IL-1 (Interleukin-1) is a proinflammatory cytokine that stimulates a broad spectrum of immune and inflammatory responses. IL-1 is produced by activated macrophages, endothelia cells, B-Cells, and fibroblast cells. It induces inflammatory responses, edema, promotes the production of Prostaglandins, IL-2, and the growth of leukocytes (Ref.1). There are two forms of IL-1 encoded by distinct genes, IL-1Alpha and IL-1Beta. IL-1Beta is produced as a 269 amino acid precursor that is cleaved by ICE (IL-1Beta Converting Enzyme) to the active IL-1 Beta form that is secreted. IL-1 induces cellular response through two subunits of its receptor, IL-1R1 (IL-1 Receptor1) and IL-1RAcP (IL-1 Receptor Accessory Protein). When it binds to its cell-surface receptor, IL-1 initiates a signaling cascade that leads to activation of the transcription factors like NF-KappaB (Nuclear Factor-KappaB), Activating Protein-1, and ATF (Activating Transcription Factor), thus stimulating the expression of various genes in different target cells (Ref.2).

After IL-1 is bound, a complex is formed between the type 1 receptor and the receptor accessory protein. The cytosolic proteins MyD88 (Myeloid Differentiation primary response gene-88) and TollIP (Toll-Interacting Protein) are recruited to this complex, where they function as adaptors, recruiting IRAK(IL-1 Receptor-Associated Kinase) in turn.
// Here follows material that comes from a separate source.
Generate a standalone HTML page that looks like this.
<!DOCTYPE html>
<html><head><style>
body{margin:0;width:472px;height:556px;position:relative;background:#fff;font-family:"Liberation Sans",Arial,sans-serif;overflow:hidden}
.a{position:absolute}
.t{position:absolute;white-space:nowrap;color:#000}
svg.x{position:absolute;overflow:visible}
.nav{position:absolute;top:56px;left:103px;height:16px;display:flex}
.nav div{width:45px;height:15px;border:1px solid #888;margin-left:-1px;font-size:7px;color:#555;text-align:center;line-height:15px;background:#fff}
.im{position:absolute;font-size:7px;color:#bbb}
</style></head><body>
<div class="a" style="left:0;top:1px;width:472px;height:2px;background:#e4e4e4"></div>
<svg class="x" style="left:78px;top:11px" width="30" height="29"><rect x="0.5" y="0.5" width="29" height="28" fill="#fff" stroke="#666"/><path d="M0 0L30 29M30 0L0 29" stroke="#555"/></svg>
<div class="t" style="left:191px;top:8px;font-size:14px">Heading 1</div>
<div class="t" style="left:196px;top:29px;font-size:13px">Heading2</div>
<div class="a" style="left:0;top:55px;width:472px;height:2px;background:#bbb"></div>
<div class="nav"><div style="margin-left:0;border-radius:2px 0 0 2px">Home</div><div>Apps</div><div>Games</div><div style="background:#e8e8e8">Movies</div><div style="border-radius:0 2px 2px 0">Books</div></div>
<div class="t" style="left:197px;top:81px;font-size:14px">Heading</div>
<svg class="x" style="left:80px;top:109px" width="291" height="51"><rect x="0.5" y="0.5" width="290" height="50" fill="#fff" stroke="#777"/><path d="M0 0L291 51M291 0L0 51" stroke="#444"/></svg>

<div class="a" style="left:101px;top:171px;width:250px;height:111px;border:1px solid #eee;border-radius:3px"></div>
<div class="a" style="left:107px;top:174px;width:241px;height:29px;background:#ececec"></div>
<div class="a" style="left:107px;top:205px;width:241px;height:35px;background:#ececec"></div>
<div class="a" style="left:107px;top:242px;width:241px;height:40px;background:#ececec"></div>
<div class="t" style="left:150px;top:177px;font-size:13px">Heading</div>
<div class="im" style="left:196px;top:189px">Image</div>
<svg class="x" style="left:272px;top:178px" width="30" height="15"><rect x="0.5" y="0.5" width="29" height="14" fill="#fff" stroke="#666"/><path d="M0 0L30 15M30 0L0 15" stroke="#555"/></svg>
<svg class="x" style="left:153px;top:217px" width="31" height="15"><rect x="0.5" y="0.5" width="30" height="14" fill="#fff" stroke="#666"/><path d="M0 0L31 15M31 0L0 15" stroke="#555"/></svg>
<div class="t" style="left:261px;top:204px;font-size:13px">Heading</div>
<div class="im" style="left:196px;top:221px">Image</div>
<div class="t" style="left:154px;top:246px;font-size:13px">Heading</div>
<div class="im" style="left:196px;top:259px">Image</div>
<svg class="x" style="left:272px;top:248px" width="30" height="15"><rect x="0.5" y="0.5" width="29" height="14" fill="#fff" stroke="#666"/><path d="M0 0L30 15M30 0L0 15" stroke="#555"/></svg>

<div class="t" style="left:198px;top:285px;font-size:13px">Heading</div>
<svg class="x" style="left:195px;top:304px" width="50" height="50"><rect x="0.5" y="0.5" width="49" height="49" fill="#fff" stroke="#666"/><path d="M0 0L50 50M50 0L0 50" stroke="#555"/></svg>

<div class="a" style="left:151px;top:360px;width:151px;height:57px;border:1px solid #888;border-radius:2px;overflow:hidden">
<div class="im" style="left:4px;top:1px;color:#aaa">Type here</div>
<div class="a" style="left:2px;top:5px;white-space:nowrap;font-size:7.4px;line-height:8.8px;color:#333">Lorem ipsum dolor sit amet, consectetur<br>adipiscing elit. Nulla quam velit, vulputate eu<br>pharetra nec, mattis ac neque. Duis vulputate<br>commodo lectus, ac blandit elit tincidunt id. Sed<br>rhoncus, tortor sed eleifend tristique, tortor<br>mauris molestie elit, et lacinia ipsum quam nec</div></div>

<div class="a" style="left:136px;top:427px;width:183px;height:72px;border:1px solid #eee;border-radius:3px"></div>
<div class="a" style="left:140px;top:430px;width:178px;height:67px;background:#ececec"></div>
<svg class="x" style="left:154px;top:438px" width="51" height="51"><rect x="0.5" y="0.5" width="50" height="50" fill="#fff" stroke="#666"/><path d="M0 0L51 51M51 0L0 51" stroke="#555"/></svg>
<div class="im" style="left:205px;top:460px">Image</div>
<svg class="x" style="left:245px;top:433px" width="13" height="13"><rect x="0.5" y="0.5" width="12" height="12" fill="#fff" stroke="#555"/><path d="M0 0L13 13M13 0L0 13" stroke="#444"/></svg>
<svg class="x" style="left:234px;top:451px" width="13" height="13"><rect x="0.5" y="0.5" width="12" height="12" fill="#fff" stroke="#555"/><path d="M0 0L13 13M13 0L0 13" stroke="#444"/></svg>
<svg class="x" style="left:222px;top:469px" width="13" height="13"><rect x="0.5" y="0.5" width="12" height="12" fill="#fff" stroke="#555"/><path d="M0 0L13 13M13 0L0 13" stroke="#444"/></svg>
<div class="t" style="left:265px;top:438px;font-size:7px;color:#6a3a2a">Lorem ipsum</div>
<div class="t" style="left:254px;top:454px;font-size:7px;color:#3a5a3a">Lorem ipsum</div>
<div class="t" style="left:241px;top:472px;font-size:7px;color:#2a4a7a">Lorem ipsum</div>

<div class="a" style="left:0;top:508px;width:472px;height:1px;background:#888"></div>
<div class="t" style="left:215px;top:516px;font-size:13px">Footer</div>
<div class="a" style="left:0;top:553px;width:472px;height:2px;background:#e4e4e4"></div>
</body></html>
IRAK1, a serine-threonine kinase, activates and recruits TRAF6 (TNF Receptor-Associated Factors-6) to the IL-1 receptor complex. Eventually, phosphorylated IRAK is ubiquitinated and degraded. TRAF6 activates two pathways, one leading to NF-KappaB activation and another leading to c-Jun activation. The TRAF associated protein ECSIT leads to c-Jun activation through the MAPK (Mitogen Activated Protein Kinase)/JNK(Jun N-terminal Kinases) signaling system (Ref.3). TRAF6 also signals through the TAB1 (TAK1 Binding Protein-1)/TAK1 (TGF-Beta-Activating Kinase-1) kinases to trigger the degradation of I-KappaB, and activation of NF-KappaB. TAK1 and two interacting proteins, TAB1 and TAB2 play important role in IL-1 signaling. TAB2 translocates to the cytosol upon stimulation with IL-1, where it functions as an adaptor, linking TRAF6 to TAK1 and TAB1. Activated TAK1 activates NIK (NF-KappaB-Inducing Kinase) directly, leading to the activation of IKK (I-KappaB Kinases) and thus to the phosphorylation and degradation of I-KappaB. NF-KappaB is then translocated to the nucleus to activate transcription (Ref.4).
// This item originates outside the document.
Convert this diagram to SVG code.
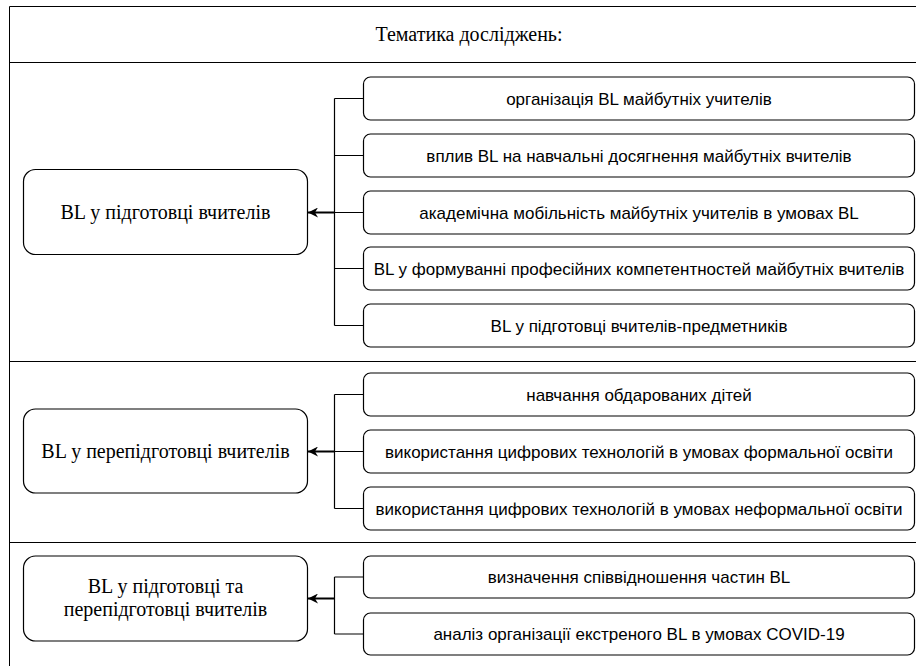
<svg xmlns="http://www.w3.org/2000/svg" width="916" height="666" viewBox="0 0 916 666">
<style>
.frame{stroke:#000;stroke-width:1;fill:none}
.node{fill:#fff;stroke:#000;stroke-width:1.2}
.ttl{font-family:"Liberation Serif","Times New Roman",serif;font-size:20px;fill:#000;text-anchor:middle}
.lbl{font-family:"Liberation Sans",Arial,sans-serif;font-size:17px;fill:#000;text-anchor:middle}
.con{stroke:#000;stroke-width:1.2;fill:none}
.arr{stroke:#000;stroke-width:2;fill:none}
</style>
<defs>
<marker id="ah" markerWidth="12" markerHeight="10" refX="10" refY="5" orient="auto" markerUnits="userSpaceOnUse">
<path d="M0,0 L10,5 L0,10 L3,5 z" fill="#000"/>
</marker>
</defs>
<rect width="916" height="666" fill="#fff"/>
<g id="frame">
<path class="frame" d="M9.5,666 V6.5 H916 M9.5,62.5 H916 M9.5,361.5 H916 M9.5,542.5 H916"/>
<text class="ttl" x="469" y="41">Тематика досліджень:</text>
</g>
<g id="connectors">
<path class="con" d="M363.5,98.5 H334.5 M363.5,155.5 H334.5 M363.5,212.5 H334.5 M363.5,268.5 H334.5 M363.5,325.5 H334.5 M334.5,98.5 V325.5"/>
<line class="arr" x1="334.5" y1="212.5" x2="308" y2="212.5" marker-end="url(#ah)"/>
<path class="con" d="M363.5,394.5 H334.5 M363.5,451.5 H334.5 M363.5,508.5 H334.5 M334.5,394.5 V508.5"/>
<line class="arr" x1="334.5" y1="451.5" x2="308" y2="451.5" marker-end="url(#ah)"/>
<path class="con" d="M363.5,577 H334.5 M363.5,634 H334.5 M334.5,577 V634"/>
<line class="arr" x1="334.5" y1="598.5" x2="308" y2="598.5" marker-end="url(#ah)"/>
</g>
<g id="n1">
<rect class="node" x="23.5" y="169.5" width="284" height="85" rx="12"/>
<text class="ttl" x="165.5" y="219">BL у підготовці вчителів</text>
</g>
<g id="n1a"><rect class="node" x="363.5" y="77" width="551" height="43" rx="7"/><text class="lbl" x="639" y="104.5">організація BL майбутніх учителів</text></g>
<g id="n1b"><rect class="node" x="363.5" y="134" width="551" height="43" rx="7"/><text class="lbl" x="639" y="161.5">вплив BL на навчальні досягнення майбутніх вчителів</text></g>
<g id="n1c"><rect class="node" x="363.5" y="191" width="551" height="43" rx="7"/><text class="lbl" x="639" y="218.5">академічна мобільність майбутніх учителів в умовах BL</text></g>
<g id="n1d"><rect class="node" x="363.5" y="247" width="551" height="43" rx="7"/><text class="lbl" x="639" y="274.5">BL у формуванні професійних компетентностей майбутніх вчителів</text></g>
<g id="n1e"><rect class="node" x="363.5" y="304" width="551" height="43" rx="7"/><text class="lbl" x="639" y="331.5">BL у підготовці вчителів-предметників</text></g>
<g id="n2">
<rect class="node" x="23.5" y="409" width="284" height="84" rx="12"/>
<text class="ttl" x="165.5" y="458">BL у перепідготовці вчителів</text>
</g>
<g id="n2a"><rect class="node" x="363.5" y="373" width="551" height="43" rx="7"/><text class="lbl" x="639" y="400.5">навчання обдарованих дітей</text></g>
<g id="n2b"><rect class="node" x="363.5" y="430" width="551" height="43" rx="7"/><text class="lbl" x="639" y="457.5">використання цифрових технологій в умовах формальної освіти</text></g>
<g id="n2c"><rect class="node" x="363.5" y="487" width="551" height="43" rx="7"/><text class="lbl" x="639" y="514.5">використання цифрових технологій в умовах неформальної освіти</text></g>
<g id="n3">
<rect class="node" x="23.5" y="556" width="284" height="85" rx="12"/>
<text class="ttl" x="165.5" y="593">BL у підготовці та</text>
<text class="ttl" x="165.5" y="616">перепідготовці вчителів</text>
</g>
<g id="n3a"><rect class="node" x="363.5" y="556" width="551" height="42" rx="7"/><text class="lbl" x="639" y="583">визначення співвідношення частин BL</text></g>
<g id="n3b"><rect class="node" x="363.5" y="613" width="551" height="42" rx="7"/><text class="lbl" x="639" y="640">аналіз організації екстреного BL в умовах COVID-19</text></g>
</svg>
Binding of IL-1 to its cell surface receptor also activates a pertussis toxin-sensitive G-proteins, which in turn stimulates AC (adenylate cyclase) activity and thus increases the intracellular level of cAMP (Cyclic Adenosine Monophosphate). cAMP activates cAMP-dependent protein kinase(s) which induce(s) the activation of NF-KappaB, a DNA binding protein that plays an important role in the transcriptional regulation of the HIV-LTR and the Kappa Ig gene in pre-B-Cells (Ref.5). IL-1 is a pivotal pro-inflammatory cytokine centrally involved in local and systemic responses in the immune system leading to typical effects of inflammation. Dysregulated, prolonged synthesis and release of IL-1 in chronic inflammatory situations contributes to many diseases, e.g. rheumatoid arthritis. IL-1 also augments Corticosteroid release, induces fever and shivering.